Task: Restate, exactly and without pictures, the lines from the start of the listing below through the line holding "(ostrat) at (591,75)".

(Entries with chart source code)

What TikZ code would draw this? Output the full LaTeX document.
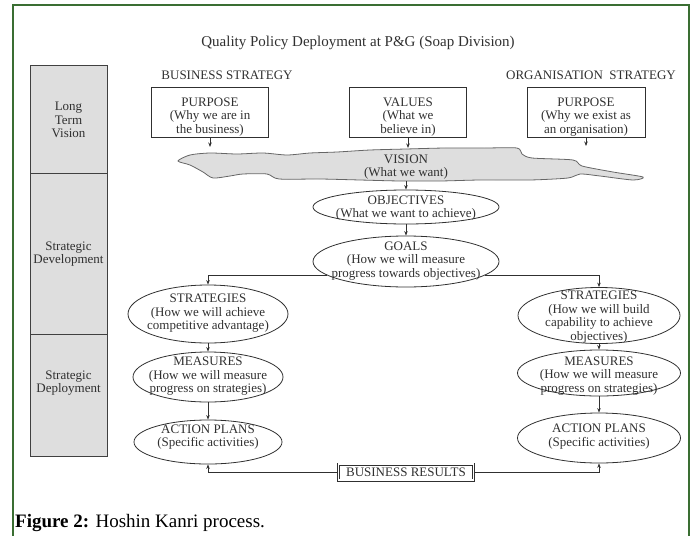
\documentclass[tikz,border=0pt]{standalone}
\usepackage{fontspec}
\setmainfont{Liberation Serif}
\usetikzlibrary{shapes.geometric,arrows.meta}
\definecolor{framegreen}{RGB}{58,110,50}
\definecolor{ink}{RGB}{48,48,48}

\tikzset{
  lbl/.style={font=\fontsize{13}{13.5}\selectfont, text=ink, align=center, inner sep=0pt},
  box/.style={draw=ink, line width=0.8pt, minimum width=117pt, minimum height=50pt, inner sep=0pt},
  oval/.style={ellipse, draw=ink, line width=0.8pt, inner sep=0pt},
  phase/.style={draw=black!75, fill=black!13, line width=0.8pt, minimum width=77pt, inner sep=0pt},
  link/.style={draw=ink, line width=0.8pt, -{Stealth[length=4.5pt,width=3.5pt]}},
}

\begin{document}
\begin{tikzpicture}[x=1pt,y=-1pt]
\useasboundingbox (0,0) rectangle (700,535);
\draw[framegreen, line width=1.6pt] (13,540) -- (13,5) -- (689,5) -- (689,540);

\node[lbl, font=\fontsize{15}{15}\selectfont] (title) at (358,43) {Quality Policy Deployment at P\&G (Soap Division)};
\node[lbl] (bstrat) at (227,75) {BUSINESS STRATEGY};
\node[lbl] (ostrat) at (591,75) {ORGANISATION\ \ STRATEGY};

\node[phase, minimum height=108pt] (ltv) at (68.5,119) {};
\node[phase, minimum height=161pt] (sdev) at (68.5,253.5) {};
\node[phase, minimum height=122pt] (sdep) at (68.5,395) {};
\node[lbl] (ltvtext) at (68.5,120) {Long\\Term\\Vision};
\node[lbl] (sdevtext) at (68.5,254) {Strategic\\Development};
\node[lbl] (sdeptext) at (68.5,383) {Strategic\\Deployment};

\node[box] (bpurpose) at (210,112) {};
\node[lbl] at (210,117) {PURPOSE\\(Why we are in\\the business)};
\node[box] (values) at (408,112) {};
\node[lbl] at (408,117) {VALUES\\(What we\\believe in)};
\node[box, minimum width=118pt] (opurpose) at (586,112) {};
\node[lbl] at (586,117) {PURPOSE\\(Why we exist as\\an organisation)};

\filldraw[fill=black!13, draw=black!60, line width=0.8pt] plot[smooth cycle, tension=0.45] coordinates {
  (178,161) (190,155) (210,153) (237,154) (263,153) (287,155) (310,153) (337,152)
  (370,150) (406,149) (445,148) (485,148) (517,148) (522,154) (532,158) (573,160)
  (582,166) (613,172) (643,177) (633,180) (600,176) (580,174) (568,178) (530,180)
  (480,180) (440,181) (400,181) (360,180) (320,179) (279,179) (267,174) (243,174)
  (230,176) (213,178) (203,172) (190,165)};
\node[lbl, font=\fontsize{13}{12.5}\selectfont] (vision) at (406,167) {VISION\\(What we want)};

\coordinate (bpurposeend) at (210,147);
\coordinate (valuesend) at (408,148);
\coordinate (opurposeend) at (586,146);
\coordinate (visionbottom) at (406,181);

\node[oval, minimum width=186pt, minimum height=34pt] (objectives) at (406,207) {};
\node[lbl] at (406,208) {OBJECTIVES\\(What we want to achieve)};
\node[oval, minimum width=186pt, minimum height=51pt] (goals) at (406,261.5) {};
\node[lbl] at (406,261) {GOALS\\(How we will measure\\progress towards objectives)};

\node[oval, minimum width=160pt, minimum height=58pt] (bstrategies) at (208,314) {};
\node[lbl] at (208,313.5) {STRATEGIES\\(How we will achieve\\competitive advantage)};
\node[oval, minimum width=150pt, minimum height=50pt] (bmeasures) at (208,377) {};
\node[lbl] at (208,376.5) {MEASURES\\(How we will measure\\progress on strategies)};
\node[oval, minimum width=148pt, minimum height=44pt] (bactions) at (208,442) {};
\node[lbl] at (208,437) {ACTION PLANS\\(Specific activities)};

\node[oval, minimum width=162pt, minimum height=56pt] (ostrategies) at (599,315.5) {};
\node[lbl] at (599,317) {STRATEGIES\\(How we will build\\capability to achieve\\objectives)};
\node[oval, minimum width=163pt, minimum height=46pt] (omeasures) at (599,373) {};
\node[lbl] at (599,376) {MEASURES\\(How we will measure\\progress on strategies)};
\node[oval, minimum width=163pt, minimum height=50pt] (oactions) at (599,438) {};
\node[lbl] at (599,436.5) {ACTION PLANS\\(Specific activities)};

\node[lbl, draw=ink, double=white, double distance=1.6pt, line width=0.7pt, minimum width=135pt, minimum height=16pt] (results) at (406,472) {BUSINESS RESULTS};

\node[anchor=base west, font=\fontsize{19}{21}\selectfont, inner sep=0pt] (caption) at (15,527) {\textbf{Figure 2:} Hoshin Kanri process.};

\foreach \from/\to in {bpurpose/bpurposeend, values/valuesend, opurpose/opurposeend}
  \draw[link] (\from.south) -- (\to);
\draw[link] (visionbottom) -- (objectives.north);
\foreach \from/\to in {objectives/goals, bstrategies/bmeasures, bmeasures/bactions, ostrategies/omeasures, omeasures/oactions}
  \draw[link] (\from.south) -- (\to.north);
\draw[link] (goals.190) -| (bstrategies.north);
\draw[link] (goals.-10) -| (ostrategies.north);
\draw[link] (results.west) -| (bactions.south);
\draw[link] (results.east) -| (oactions.south);
\end{tikzpicture}
\end{document}
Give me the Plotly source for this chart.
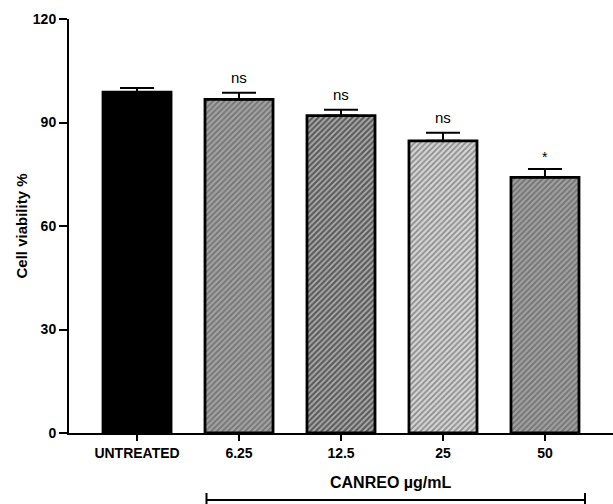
import plotly.graph_objects as go

categories = ["UNTREATED", "6.25", "12.5", "25", "50"]
viability = [98.8, 96.7, 92.0, 84.7, 74.1]
sem = [1.2, 1.9, 1.7, 2.3, 2.4]
significance = ["", "ns", "ns", "ns", "*"]
y_ticks = [0, 30, 60, 90, 120]

bg_colors = ["#000000", "#a2a2a2", "#5c5c5c", "#d4d4d4", "#a0a0a0"]
fg_colors = ["#000000", "#3a3a3a", "#1c1c1c", "#6a6a6a", "#444444"]
shapes_pat = ["", "/", "/", "/", "/"]

FONT = "Liberation Sans, Arial, sans-serif"

fig = go.Figure()
fig.add_trace(go.Bar(
    x=list(range(len(categories))), y=viability, width=0.667,
    marker=dict(
        color=bg_colors,
        line=dict(color="black", width=2.8),
        pattern=dict(shape=shapes_pat, fgcolor=fg_colors, bgcolor=bg_colors,
                     size=4, solidity=0.45, fillmode="overlay"),
    ),
    error_y=dict(type="data", array=sem, arrayminus=[0]*5, symmetric=False,
                 color="black", thickness=2, width=17),
    showlegend=False,
))

for i, (v, e, s) in enumerate(zip(viability, sem, significance)):
    if s:
        fig.add_annotation(x=i, y=v + e, xref="x", yref="y", text=s, showarrow=False,
                           yanchor="bottom", yshift=5 if s == "ns" else 2,
                           font=dict(family=FONT, size=15 if s == "ns" else 14, color="black"))

# y-axis title
fig.add_annotation(xref="paper", yref="paper", x=(20.5 - 69) / 544, y=0.5,
                   text="Cell viability %", textangle=-90, showarrow=False,
                   xanchor="center", yanchor="middle",
                   font=dict(family=FONT, size=15, color="black", weight="bold"))

# bracket label
fig.add_annotation(xref="paper", yref="paper", x=(390.7 - 69) / 544, y=(433 - 482) / 414,
                   text="CANREO µg/mL", showarrow=False, xanchor="center", yanchor="middle",
                   font=dict(family=FONT, size=16, color="black", weight="bold"))

bx0 = (206.5 - 69) / 544
bx1 = (585 - 69) / 544
by = (433 - 500) / 414
byt = (433 - 493) / 414
byb = (433 - 510) / 414
fig.add_shape(type="line", xref="paper", yref="paper", x0=bx0, x1=bx1, y0=by, y1=by,
              line=dict(color="black", width=2))
fig.add_shape(type="line", xref="paper", yref="paper", x0=bx0, x1=bx0, y0=byt, y1=byb,
              line=dict(color="black", width=2))
fig.add_shape(type="line", xref="paper", yref="paper", x0=bx1, x1=bx1, y0=byt, y1=byb,
              line=dict(color="black", width=2))

fig.update_layout(
    width=613, height=504,
    margin=dict(l=69, r=0, t=19, b=71),
    paper_bgcolor="white", plot_bgcolor="white",
    font=dict(family=FONT, color="black"),
    hovermode=False,
)
fig.update_xaxes(
    range=[-0.667, 4.667], tickvals=list(range(len(categories))), ticktext=categories,
    showline=True, linecolor="black", linewidth=2,
    ticks="outside", ticklen=6, tickwidth=2, tickcolor="black",
    tickfont=dict(family=FONT, size=14, color="black", weight="bold"),
    showgrid=False, zeroline=False,
)
fig.update_yaxes(
    range=[0, 120], tickvals=y_ticks, showline=True, linecolor="black", linewidth=2,
    ticks="outside", ticklen=8, tickwidth=2, tickcolor="black",
    tickfont=dict(family=FONT, size=14, color="black", weight="bold"),
    showgrid=False, zeroline=False,
)

fig.write_html("out.html", config={"displayModeBar": False},
               post_script="document.body.style.margin='0px';document.body.style.overflow='hidden';")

Solution to the exercise:
What TikZ code would draw this? Output the full LaTeX document.
\documentclass[tikz,border=0pt]{standalone}
\usepackage{fontspec}
\setmainfont{Liberation Serif}
\usetikzlibrary{shapes.geometric,arrows.meta}
\definecolor{framegreen}{RGB}{58,110,50}
\definecolor{ink}{RGB}{48,48,48}

\tikzset{
  lbl/.style={font=\fontsize{13}{13.5}\selectfont, text=ink, align=center, inner sep=0pt},
  box/.style={draw=ink, line width=0.8pt, minimum width=117pt, minimum height=50pt, inner sep=0pt},
  oval/.style={ellipse, draw=ink, line width=0.8pt, inner sep=0pt},
  phase/.style={draw=black!75, fill=black!13, line width=0.8pt, minimum width=77pt, inner sep=0pt},
  link/.style={draw=ink, line width=0.8pt, -{Stealth[length=4.5pt,width=3.5pt]}},
}

\begin{document}
\begin{tikzpicture}[x=1pt,y=-1pt]
\useasboundingbox (0,0) rectangle (700,535);
\draw[framegreen, line width=1.6pt] (13,540) -- (13,5) -- (689,5) -- (689,540);

\node[lbl, font=\fontsize{15}{15}\selectfont] (title) at (358,43) {Quality Policy Deployment at P\&G (Soap Division)};
\node[lbl] (bstrat) at (227,75) {BUSINESS STRATEGY};
\node[lbl] (ostrat) at (591,75) {ORGANISATION\ \ STRATEGY};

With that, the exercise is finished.